Worshipful Company of Plaisterers
- Motto: Let Brotherly Love Continue
- Location: Plaisterers' Hall, One London Wall, London, EC2Y 5JU
- Date of formation: 1501
- Company association: Plastering
- Order of precedence: 46th
- Website: plaistererslivery.co.uk

= Worshipful Company of Plaisterers =

Livery company of the City of London

The Worshipful Company of Plaisterers is one of the livery companies in the City of London. The Plaisterers' Company was incorporated under a Royal Charter in 1501 and whilst the spelling used in the charter was "Plaisterer", some later charters used the alternative spelling of "plasterer", nonetheless, the company uses the original spelling.

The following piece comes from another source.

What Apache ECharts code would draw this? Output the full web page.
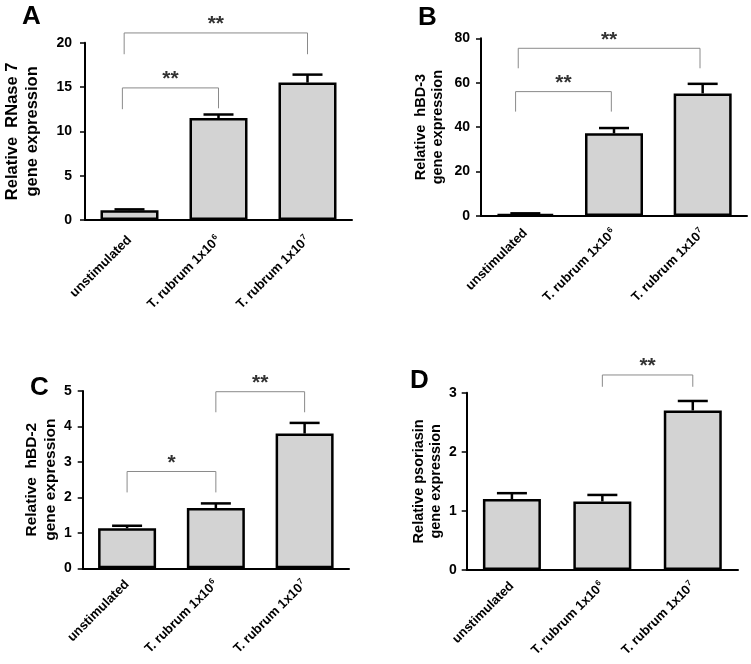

The company originated as a trade association of London's plasterers. Today, it maintains a connection with the trade by establishing plastering standards and by officially accrediting plasterers. The company is also a charitable and educational institution and generates income by renting out the hall on a private hire basis for events.

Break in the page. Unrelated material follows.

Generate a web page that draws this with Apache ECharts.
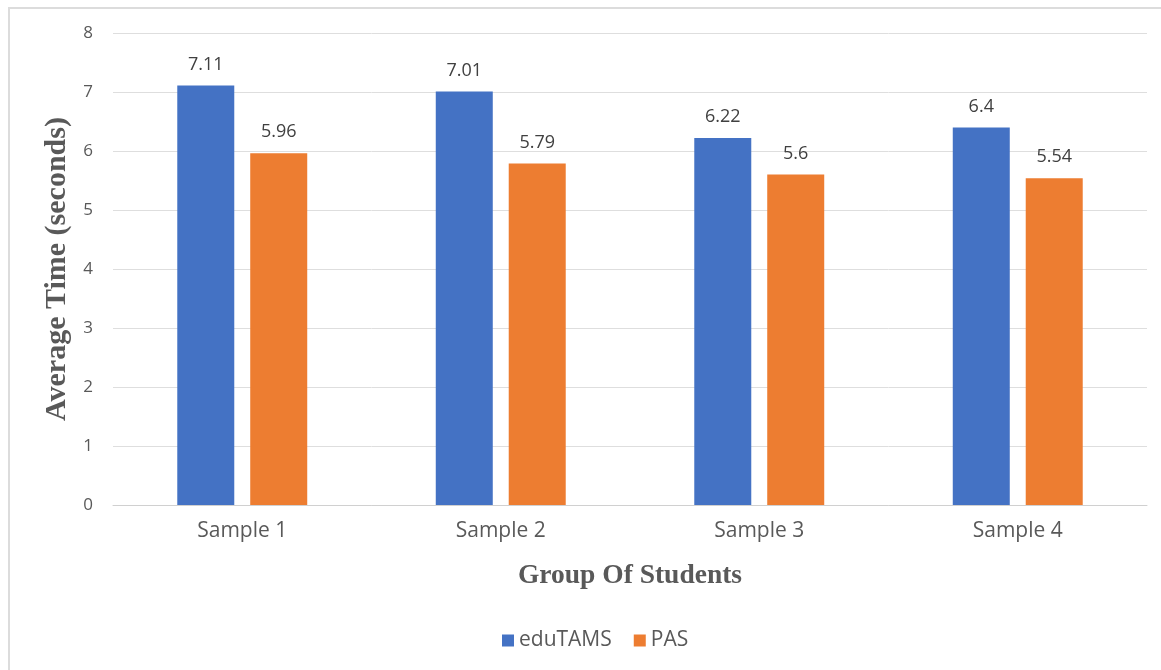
<!DOCTYPE html>
<html>
<head>
<meta charset="utf-8">
<script src="https://cdn.jsdelivr.net/npm/echarts@6/dist/echarts.min.js"></script>
<style>
  html, body { margin: 0; padding: 0; background: #fff; }
  #frame { position: absolute; left: 8px; top: 7px; width: 1170px; height: 680px; border: 2px solid #dcdcdc; box-sizing: border-box; }
  #chart { position: absolute; left: 0; top: 0; width: 1161px; height: 670px; }
</style>
</head>
<body>
<div id="frame"></div>
<div id="chart"></div>
<script>
const categories = ['Sample 1', 'Sample 2', 'Sample 3', 'Sample 4'];
const eduTAMS = [7.11, 7.01, 6.22, 6.4];
const pas = [5.96, 5.79, 5.6, 5.54];
const yTicks = [0, 1, 2, 3, 4, 5, 6, 7, 8];

const chart = echarts.init(document.getElementById('chart'), null, { renderer: 'canvas' });

const sans = 'Open Sans, Liberation Sans, sans-serif';
const serif = 'Liberation Serif, Times New Roman, serif';

const labelStyle = {
  show: true,
  position: 'top',
  distance: 12,
  color: '#404040',
  fontSize: 18,
  fontFamily: sans
};

chart.setOption({
  animation: false,
  backgroundColor: 'transparent',
  grid: { left: 113, right: 14, top: 33, bottom: 165 },
  legend: {
    top: 625,
    left: 497,
    itemWidth: 12,
    itemHeight: 12,
    itemGap: 22,
    icon: 'rect',
    textStyle: { color: '#595959', fontSize: 21, fontFamily: sans },
    data: ['eduTAMS', 'PAS']
  },
  xAxis: {
    type: 'category',
    data: categories,
    name: 'Group Of Students',
    nameLocation: 'middle',
    nameGap: 57,
    nameTextStyle: { color: '#595959', fontSize: 27.5, fontWeight: 'bold', fontFamily: serif },
    axisLine: { lineStyle: { color: '#d0d0d0', width: 1 } },
    axisTick: { show: false },
    axisLabel: { color: '#595959', fontSize: 21, margin: 16, fontFamily: sans }
  },
  yAxis: {
    type: 'value',
    min: yTicks[0],
    max: yTicks[yTicks.length - 1],
    interval: 1,
    name: 'Average Time (seconds)',
    nameLocation: 'middle',
    nameGap: 40,
    nameTextStyle: { color: '#595959', fontSize: 30, fontWeight: 'bold', fontFamily: serif },
    axisLine: { show: false },
    axisTick: { show: false },
    axisLabel: { color: '#595959', fontSize: 17, margin: 20, fontFamily: sans },
    splitLine: { lineStyle: { color: '#dedede', width: 1 } }
  },
  series: [
    {
      name: 'eduTAMS',
      type: 'bar',
      data: eduTAMS,
      barWidth: 57,
      barGap: '28%',
      itemStyle: { color: '#4472C4' },
      label: labelStyle
    },
    {
      name: 'PAS',
      type: 'bar',
      data: pas,
      barWidth: 57,
      itemStyle: { color: '#ED7D31' },
      label: labelStyle
    }
  ]
});
</script>
</body>
</html>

The Plaisterers' Company ranks forty-sixth in the Order of Precedence of the City livery companies. Its motto is Let Brotherly Love Continue.

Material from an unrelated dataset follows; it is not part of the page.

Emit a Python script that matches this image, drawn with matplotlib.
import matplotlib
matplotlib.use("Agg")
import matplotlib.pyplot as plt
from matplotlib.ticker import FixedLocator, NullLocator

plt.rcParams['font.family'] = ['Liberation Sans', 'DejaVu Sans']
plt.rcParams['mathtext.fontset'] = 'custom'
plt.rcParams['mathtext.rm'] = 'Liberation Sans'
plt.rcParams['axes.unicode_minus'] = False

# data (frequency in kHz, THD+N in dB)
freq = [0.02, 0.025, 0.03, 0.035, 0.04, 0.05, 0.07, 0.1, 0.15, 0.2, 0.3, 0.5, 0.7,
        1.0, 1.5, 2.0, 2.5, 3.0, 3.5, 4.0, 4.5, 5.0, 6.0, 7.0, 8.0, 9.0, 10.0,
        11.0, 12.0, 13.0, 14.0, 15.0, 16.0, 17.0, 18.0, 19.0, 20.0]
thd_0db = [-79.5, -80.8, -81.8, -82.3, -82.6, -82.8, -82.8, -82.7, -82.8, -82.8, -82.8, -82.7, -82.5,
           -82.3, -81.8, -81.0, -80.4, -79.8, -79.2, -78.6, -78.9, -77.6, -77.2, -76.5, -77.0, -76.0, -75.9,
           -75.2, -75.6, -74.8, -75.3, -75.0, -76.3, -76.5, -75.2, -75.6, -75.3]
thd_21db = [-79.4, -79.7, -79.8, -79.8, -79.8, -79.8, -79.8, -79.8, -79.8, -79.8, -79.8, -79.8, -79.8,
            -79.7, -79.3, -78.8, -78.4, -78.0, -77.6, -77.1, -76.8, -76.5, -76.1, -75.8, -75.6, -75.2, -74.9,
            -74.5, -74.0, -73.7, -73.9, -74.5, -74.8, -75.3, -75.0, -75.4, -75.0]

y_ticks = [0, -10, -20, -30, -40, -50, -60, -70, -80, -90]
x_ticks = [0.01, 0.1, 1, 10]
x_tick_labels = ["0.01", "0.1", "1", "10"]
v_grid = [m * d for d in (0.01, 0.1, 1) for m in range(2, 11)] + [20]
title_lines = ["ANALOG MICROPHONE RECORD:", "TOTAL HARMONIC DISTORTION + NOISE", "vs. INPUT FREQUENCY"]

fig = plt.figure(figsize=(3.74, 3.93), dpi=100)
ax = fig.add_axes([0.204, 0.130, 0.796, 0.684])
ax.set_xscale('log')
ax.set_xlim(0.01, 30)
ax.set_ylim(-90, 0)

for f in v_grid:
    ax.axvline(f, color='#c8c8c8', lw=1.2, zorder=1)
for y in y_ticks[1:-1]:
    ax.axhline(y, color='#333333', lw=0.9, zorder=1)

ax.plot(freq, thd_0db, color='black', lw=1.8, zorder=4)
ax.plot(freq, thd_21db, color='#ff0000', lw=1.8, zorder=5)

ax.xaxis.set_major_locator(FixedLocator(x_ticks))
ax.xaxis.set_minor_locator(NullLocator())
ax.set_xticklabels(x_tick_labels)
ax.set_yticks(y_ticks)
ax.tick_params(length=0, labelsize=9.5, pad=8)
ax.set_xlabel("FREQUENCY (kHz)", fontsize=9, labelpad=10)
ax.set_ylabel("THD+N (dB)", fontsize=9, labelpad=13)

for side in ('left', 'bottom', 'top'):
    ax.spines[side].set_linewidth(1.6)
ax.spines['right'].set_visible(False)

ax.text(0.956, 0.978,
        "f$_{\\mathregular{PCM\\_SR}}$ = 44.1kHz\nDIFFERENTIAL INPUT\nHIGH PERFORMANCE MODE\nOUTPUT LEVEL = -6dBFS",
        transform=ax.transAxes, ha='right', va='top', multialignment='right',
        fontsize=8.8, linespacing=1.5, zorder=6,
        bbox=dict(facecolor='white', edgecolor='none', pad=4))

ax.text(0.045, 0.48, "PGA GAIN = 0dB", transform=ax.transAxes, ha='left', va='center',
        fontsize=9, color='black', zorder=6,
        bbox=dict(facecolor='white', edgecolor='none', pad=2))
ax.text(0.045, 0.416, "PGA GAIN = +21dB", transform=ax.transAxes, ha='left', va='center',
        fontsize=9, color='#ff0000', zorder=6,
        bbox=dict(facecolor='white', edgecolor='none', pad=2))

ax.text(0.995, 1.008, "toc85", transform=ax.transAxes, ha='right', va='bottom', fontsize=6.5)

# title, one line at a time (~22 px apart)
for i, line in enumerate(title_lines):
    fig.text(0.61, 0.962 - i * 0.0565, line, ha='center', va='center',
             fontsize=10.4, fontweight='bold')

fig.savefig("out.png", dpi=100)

The company's first hall was bequeathed by William Elder, Citizen and Plaisterer in 1556. It was situated on the corner of Addle Street and Philip Lane but was destroyed in the Great Fire of London in 1666. Its second hall was built in 1669 to the design of Christopher Wren, although this too was destroyed by fire in 1882. The third hall on the site was destroyed during the Blitz in 1940.

Its current hall, opened in November 1972, has décor throughout of the neo-classical style created by Robert Adam in the 18th century. His various designs have been faithfully reproduced in great detail both on plaster and wood, some being taken from his original moulds. Plaisterers' Hall is the largest and one of the finest City livery halls in London.

Plaisterer's Hall Academy (1744–54) was a dissenting academy that provided for the training of Congregational ministers.